The panel includes Dr Louise Prendergast, whose recent PhD explored the discourses and experiences of work and welfare, looking at issues of precarious employment, welfare and government responses.

She is particularly interested in the theoretical concept of ‘valorisation of work’ within policy and practice, and how this can obscure realities of work-related stress, low pay, and precarious working conditions.

Dr Hefin Gwilym is a lecturer in social policy at Bangor University.

He currently supervises PhD students in the areas of welfare and carers’ experiences.

He teaches topics within modules concerning housing, world poverty and inequality. He also currently supervises PhD students with regards to welfare and carers’ experiences. Hefin is also a qualified social worker.
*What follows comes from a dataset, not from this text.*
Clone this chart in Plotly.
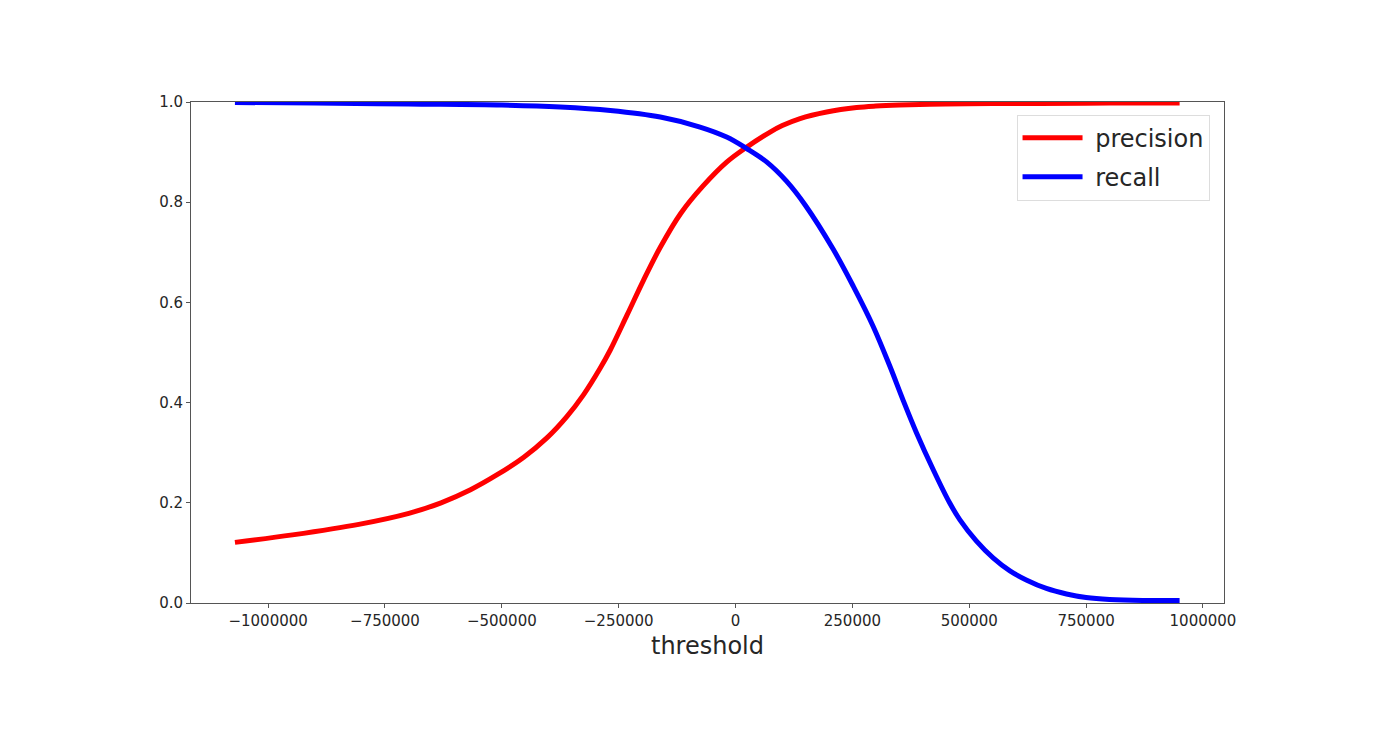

Dr Dave Beck is a lecturer in social policy at the University of Salford. He completed his PhD at Bangor University in 2018, looking at the impact of poverty following the Welfare Reform Act (2012) and how this created instability for the people of Wales.

His work also focused on mapping food banks and accurately identifying the number of food banks across Wales.

His current research looks at the influence of Universal Credit and peoples’ use of food banks across Greater Manchester.

The panel will also be joined by Nathan Jarvis from the Bangor foodbank sector.

Unions are also helpign to promote the film, notably the Communications Workers Union, CWU, funding members of its postal staff to watch the film.